It rained through the night – the first time for weeks – but by lunchtime the sun was burning again. On the spur of the moment I decided to take the dog and follow a walk around Caldy Hill on the Wirral. It’s pleasantly varied terrain – through the pretty sandstone village, down shady, wooded bridle paths, across sandstone heathland and then down to the Dee shore and back along the beach.
From the Wirral Way car park, a bridleway leads you up to the village of Caldy. The name Caldy probably comes from old Norse words meaning ‘cold islands’ referring to a time when this area was included in the same administrative region as the Hilbre islands. Norsemen settled on the Wirral shortly after AD 900.
Caldy was first mentioned in the Domesday Book. Much of what you see today are sandstone buildings and farmhouses that developed around the old village and manor in the late 17th century, such as the house above with a 1702 date stone above the door.
Carved stones date several buildings to the late 1600s and early 1700s, like the 1683 Manor Farm [above] made from huge sandstone blocks, covered by a slate roof. In the 1830s, a wealthy Manchester businessman, Richard Barton, bought the village and set about renovating local properties. He built huge Caldy Manor (below) complete with clock tower.
Out of the village centre, I turned up another bridleway, an old path called Fleck Lane, through a stretch of old wildwood with a great variety of deciduous trees.
The path finally brings you out onto Caldy Hill, an area of lowland heath. This type of habitat is threatened in the UK so the hill is very important. Heathland soils are typically poor in nutrients and only certain plants can put up with these conditions.
Three types of heather are found here: the commonest is ling, but there is also bell heather and cross-leaved heather. There is also a huge amount of gorse; if I had been here three or four weeks ago, the whole of the heath would have been a a blaze of yellow. In the spring the heath teems with Willow Warblers and Chiffchaffs. All three Woodpeckers, Jays, Nuthatches and a variety of Warblers and Tits can be seen
At the highest point on the heath is a viewfinder mounted on a stone plinth which provides a guide to the superb views. On a clear day, you can see Anglesey (47 miles away and even Snaefell mountain on the Isle ofMan (81 miles) . Today, Anglesey and the Snowdon range were visible, and, closer, the Hilbre Islands off West Kirby in the Dee estuary.

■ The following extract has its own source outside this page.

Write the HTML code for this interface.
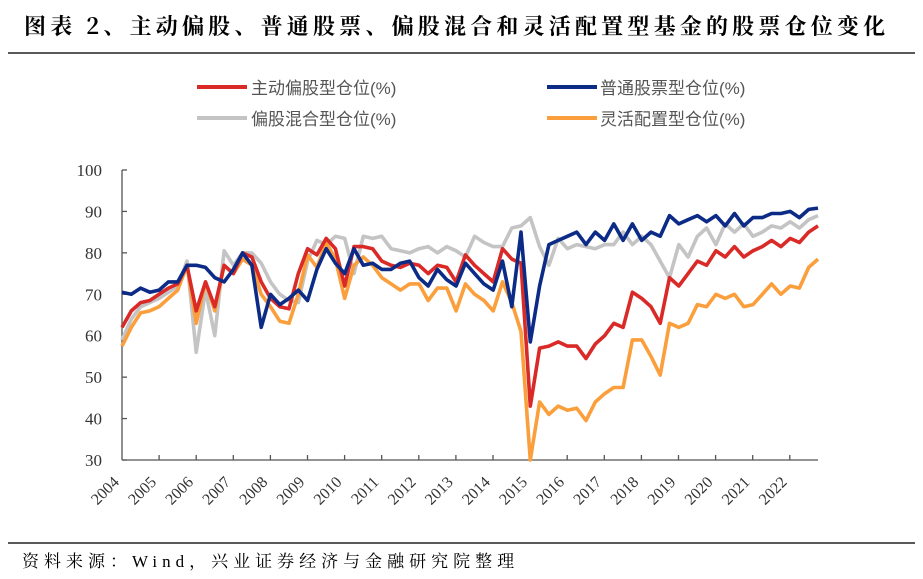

The sandstone outcrop, on which the hill is located, is part of a ridge which extends from Heswall through Thurstaston and onto the Hilbre Islands. The land is now protected by the National Trust.
Paths over bare sandstone eventually bring you to the Mariners’ Beacon, erected in 1841 as a navigation aid for shipping. The Beacon replaced a windmill that seafarers had found an invaluable landmark until it was destroyed in a storm 1839. The granite millstone at the base of the column came from the mill.
From the Beacon I descended to the Wirral Way, opened in 1973 as Britain’s first designated Country Park. Previously it was a railway line, opened in 1886 to encourage Victorian city-dwellers to take day trips to the
seaside at West Kirby and Hoylake.
Caldy Hill is only a few hundred yards from Malcolm Lowry’s childhood home, Inglewood. The author of Under The Volcano was born in New Brighton, but moved to Inglewood at Caldy when he was two. His letters contain references to walks around here – the ‘ripping scenery’ and ‘secluded spots’ for romance:
‘I would meet you on the moor, and you would be looking sweeter than ever: you would rate me sardonically-playfully for ill treating the dog, and the dog would look at me so adoringly that you couldn’t help but believe that here was the true master.’
Colin Dilnot who maintains a blog on Lowry’s local connections – Malcolm Lowry @ the 19th Hole – says:
‘If you look at his novels, his writing, his letters, they’re all permeated with mentions of Wirral, Liverpool, the river…If you look at some of his writings, his love of nature began on the Wirral. Where he lived in Caldy he was surrounded by wonderful places where you could walk, and he describes walking over the gorse – in those days it was wilder, the Wirral was a much more rural paradise than it is now. Hilbre Island, the lighthouse, Dee estuary and marine lake – all are images that Lowry purposefully inserted into his work.
From the Wirral Way, a short walk across open grassland brings you to the Dee shore, with views of Hilbre and the Welsh coast.
The shore at Caldy is a major feeding area for birds such as Shelduck, Oystercatchers, Knot and Dunlin which congregate at the mussel beds called the Caldy Blacks. July and August is apparently the time to observe Terns which pass Hilbre Island in a steady stream. At low tide seals can be seen basking on West Hoyle Bank to the west of Hilbre Island – often as many as 400 in August.
Almost any kind of seabird can turn up along this shore during migration – such as Skuas, Gannets, Manx Shearwaters and Kittiwake. There are always Divers, Grebes, Oystercatchers and sea ducks to be observed, particularly around Hilbre Island.
At the breakwater I turned from the shore and climbed the steps to Croft Drive to return to the village and the parked car.